Will President Joe Biden commute all federal death sentences or will he break another campaign promise before leaving office in January? Last week, hundreds of organizations and community leaders wrote to President Biden advocating an end of capital punishment, citing systemic bias, racism, and evidence that the death penalty does not act as a deterrent to crime. Even Pope Francis added his voice to these calls, urging the United States to end the practice. As a practicing Catholic, Biden has claimed to oppose the death penalty and promised to end it during his 2020 presidential campaign. In July 2021, the Department of Justice issued a moratorium on executions but has gone no further.
The 68-page bundle of letters was sent on behalf of a broad coalition of advocates representing various communities across the United States. They included prison reform activists, retired federal judges, current and former prosecutors, family members of murder victims, Black and Indigenous faith leaders, and human rights organizations like Human Rights Watch and Amnesty International.
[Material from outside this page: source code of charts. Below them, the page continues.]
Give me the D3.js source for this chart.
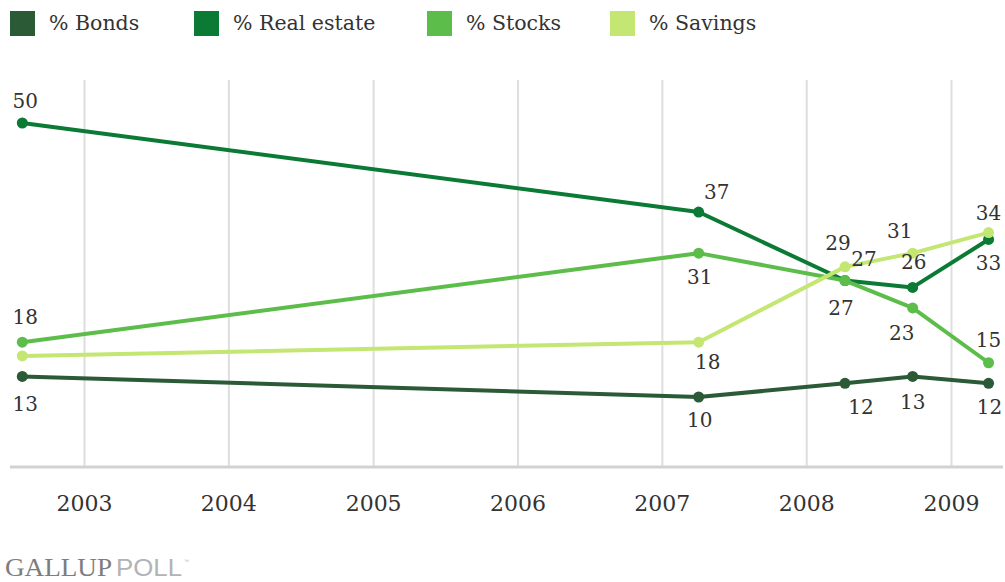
<!DOCTYPE html>
<html>
<head>
<meta charset="utf-8">
<script src="https://cdn.jsdelivr.net/npm/d3@7"></script>
<style>
  html, body { margin: 0; padding: 0; background: #fff; }
  svg { display: block; }
  .legend-label, .point-label, .year-label { font-family: "DejaVu Serif", serif; fill: #333; }
</style>
</head>
<body>
<div id="chart"></div>
<script>
// Poll dates and answers (% naming each as best long-term investment)
const pollDates = ["2002-07-29", "2007-04-04", "2008-04-08", "2008-09-26", "2009-04-06"];
const bonds = [13, 10, 12, 13, 12];
const realEstate = [50, 37, 27, 26, 33];
const stocks = [18, 31, 27, 23, 15];
const savings = [16, 18, 29, 31, 34];
const yearTicks = [2003, 2004, 2005, 2006, 2007, 2008, 2009];

const seriesNames = ["% Bonds", "% Real estate", "% Stocks", "% Savings"];
const seriesValues = [bonds, realEstate, stocks, savings];
// which points carry a printed value (the first savings figure is hidden in the original)
const seriesShown = [
  [true, true, true, true, true],
  [true, true, true, true, true],
  [true, true, true, true, true],
  [false, true, true, true, true],
];

const COLORS = ["#2b5a36", "#0b7a35", "#5dbd4b", "#c4e673"];

// label offsets from each point (label centre), tuned by eye
const LABEL_OFFSETS = [
  [[3, 28], [1, 23], [16, 24], [0, 26], [1, 24]],
  [[3, -22], [18, -20], [19, -22], [1, -25], [0, 24]],
  [[3, -25], [1, 24], [-4, 27], [-11, 25], [0, -23]],
  [[0, 0], [9, 20], [-7, -24], [-13, -22], [0, -20]],
];

const WIDTH = 1005;
const HEIGHT = 582;
const PLOT_TOP = 80;
const PLOT_BOTTOM = 466;

const parseDate = d3.timeParse("%Y-%m-%d");
const dates = pollDates.map(parseDate);

const x = d3
  .scaleTime()
  .domain([new Date(2003, 0, 1), new Date(2009, 0, 1)])
  .range([84, 951]);

const y = d3.scaleLinear().domain([0, 50]).range([PLOT_BOTTOM - 0.5, 123]);

const svg = d3
  .select("#chart")
  .append("svg")
  .attr("width", WIDTH)
  .attr("height", HEIGHT)
  .attr("viewBox", `0 0 ${WIDTH} ${HEIGHT}`);

// —— Legend ——
const legendX = [10, 194, 427, 610];
const legend = svg
  .selectAll(".legend-item")
  .data(seriesNames)
  .join("g")
  .attr("class", "legend-item")
  .attr("transform", (d, i) => `translate(${legendX[i]},11)`);

legend
  .append("rect")
  .attr("width", 25)
  .attr("height", 25)
  .attr("fill", (d, i) => COLORS[i]);

legend
  .append("text")
  .attr("class", "legend-label")
  .attr("x", 39)
  .attr("y", 19)
  .style("font-size", "20.5px")
  .text((d) => d);

// —— Axis + gridlines ——
const axis = svg
  .append("g")
  .attr("transform", `translate(0,${PLOT_BOTTOM})`)
  .call(
    d3
      .axisBottom(x)
      .tickValues(yearTicks.map((yr) => new Date(yr, 0, 1)))
      .tickSize(-(PLOT_BOTTOM - PLOT_TOP))
      .tickPadding(29)
      .tickFormat(d3.timeFormat("%Y"))
  );

axis.select(".domain").remove();
axis.selectAll(".tick line").attr("stroke", "#dedede").attr("stroke-width", 2);
axis
  .selectAll(".tick text")
  .attr("class", "year-label")
  .style("font-size", "22px")
  .attr("fill", "#333");

svg
  .append("line")
  .attr("x1", 10)
  .attr("x2", 1003)
  .attr("y1", PLOT_BOTTOM + 1)
  .attr("y2", PLOT_BOTTOM + 1)
  .attr("stroke", "#d2d2d2")
  .attr("stroke-width", 3);

// —— Lines ——
const series = seriesNames.map((name, i) => ({
  name,
  color: COLORS[i],
  points: seriesValues[i].map((v, j) => ({
    date: dates[j],
    value: v,
    shown: seriesShown[i][j],
    offset: LABEL_OFFSETS[i][j],
  })),
}));

const line = d3
  .line()
  .x((d) => x(d.date))
  .y((d) => y(d.value));

const groups = svg
  .selectAll(".series")
  .data(series)
  .join("g")
  .attr("class", "series");

groups
  .append("path")
  .attr("d", (d) => line(d.points))
  .attr("fill", "none")
  .attr("stroke", (d) => d.color)
  .attr("stroke-width", 4)
  .attr("stroke-linejoin", "round");

groups
  .selectAll("circle")
  .data((d) => d.points.map((p) => ({ ...p, color: d.color })))
  .join("circle")
  .attr("cx", (d) => x(d.date))
  .attr("cy", (d) => y(d.value))
  .attr("r", 5.5)
  .attr("fill", (d) => d.color);

// —— Value labels ——
const labels = series.flatMap((s) => s.points.filter((p) => p.shown));

svg
  .append("g")
  .selectAll("text")
  .data(labels)
  .join("text")
  .attr("class", "point-label")
  .attr("x", (d) => x(d.date) + d.offset[0])
  .attr("y", (d) => y(d.value) + d.offset[1])
  .attr("text-anchor", "middle")
  .attr("dominant-baseline", "central")
  .style("font-size", "20px")
  .text((d) => d.value);

// —— Footer ——
svg
  .append("text")
  .attr("x", 5)
  .attr("y", 576)
  .attr("textLength", 107)
  .attr("lengthAdjust", "spacingAndGlyphs")
  .style("font-family", "'Liberation Serif', serif")
  .style("font-size", "26px")
  .attr("fill", "#7d7d7d")
  .text("GALLUP");

svg
  .append("text")
  .attr("x", 116)
  .attr("y", 576)
  .attr("textLength", 66)
  .attr("lengthAdjust", "spacingAndGlyphs")
  .style("font-family", "'Liberation Sans', sans-serif")
  .style("font-size", "24px")
  .attr("fill", "#b3b3b3")
  .text("POLL");

svg
  .append("text")
  .attr("x", 184)
  .attr("y", 563)
  .style("font-family", "'Liberation Sans', sans-serif")
  .style("font-size", "5px")
  .attr("fill", "#b3b3b3")
  .text("™");
</script>
</body>
</html>
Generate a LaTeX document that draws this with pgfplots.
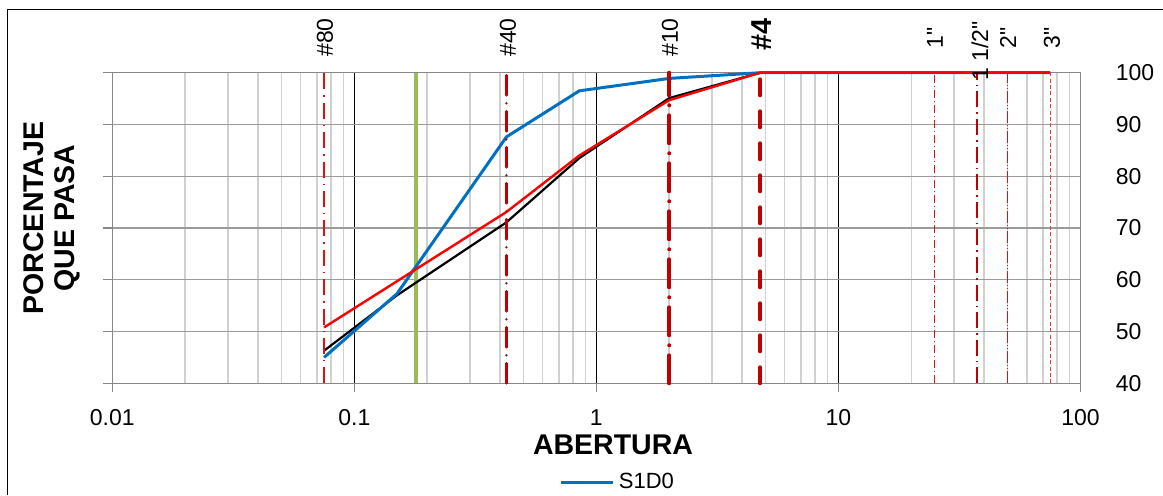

One letter written by family members of murder victims states:
For too many of us, the death penalty has only prolonged an already agonizing experience with a lengthy process that leaves us with more pain, despair, and isolation. The complex, constitutionally mandated legal process causes decades of uncertainty and waiting, which continually resurfaces trauma and delays healing.
For all of us, this system completely ignores our very real needs, diverting dollars and attention from the critical services our families desperately need in the wake of violence.
The death penalty does not prevent violence. It does not solve crime. It divides families when we need each other the most.
The coalition argues that commuting the sentences of those still on death row would allow the government to redirect its resources toward policies that enhance public safety, which the death penalty does not do.
Now is the ideal moment to take a strong stance against the death penalty. Not only did President Biden campaign on the promise that he would commute all federal sentences for the people still on death row, but there is an imminent danger that the system will go into overdrive upon the arrival of president-elect Donald Trump.
Furthermore, support for the death penalty in the United States is declining. According to a Gallup study from November 2024, only 53 percent of people support it, a sharp decline compared with the 80 percent support it had in 1994. Moreover, according to Gallup polling from November 2023, more Americans now believe that the death penalty is applied unfairly than those who do not (50 percent versus 47 percent).
Not only does the incoming president have no plans to abolish the death penalty, but Donald Trump has stated his intention to expand capital punishment to include people convicted of engaging in drug dealing, child rapists, human traffickers, and immigrants who kill U.S. citizens. More people on federal death row were executed during Trump's first term than under the ten previous presidents combined. When he announced his 2024 candidacy, the president-elect said, "We're going to be asking everyone who sells drugs, gets caught selling drugs, to receive the death penalty for their heinous acts."
2024 has been a ghastly year of reckoning about the risks and dangers of capital punishment within a flawed justice system. In September, Missouri executed Marcellus Williams after the Supreme Court refused to intervene. Prosecutors issued considerable objections alleging systemic flaws in the case including racism, the victim's family support for halting the execution, and new DNA evidence that Williams was innocent.
In October, Texan Robert Roberson saw his execution for alleged "shaken baby syndrome" paused at the last minute in response to public outcry that a mistrial of justice was taking place. The medical evidence for the syndrome is murky, with many dismissing it as "junk science," meaning that Roberson is languishing in prison for a crime that may have never happened. Similarly, Melissa Lucio spent 16 years on death row and was two days away from being executed in Texas for the alleged murder of her daughter, only for a judge to intervene arguing that Lucio never committed the crime. "Applicant is actually innocent; she did not kill her daughter," wrote state district Judge Arturo Nelson in October. Her case is now set to be revised by the Texas Court of Criminal Appeals.
The fates of Roberson and Lucio are still contested, but they serve to highlight the inhumanity of the United States' death penalty system. Periodically, the public is subjected to grotesque spectacles in which we watch the fatal miscarriages of justice become headline news only when it is too late. The abolition of the death penalty must be a national conversation, not a sporadic one.
The time for political leadership is long overdue. If President Biden—a supporter of the 1994 Crime Bill, which expanded the mass incarceration of Black and Brown working-class people—can find it within him to pardon his son, then he should do the right thing and find the strength to stick to his principles and campaign promises. If Biden wants to leave the Oval Office with dignity and some semblance of integrity, then he should practice what he preached on the campaign trail by commuting the death sentence of all people currently languishing inhumanely on America's increasingly unpopular death row.
Raquel Rosario Sánchez is a writer, researcher, and campaigner from the Dominican Republic.
The views expressed in this article are the writer's own.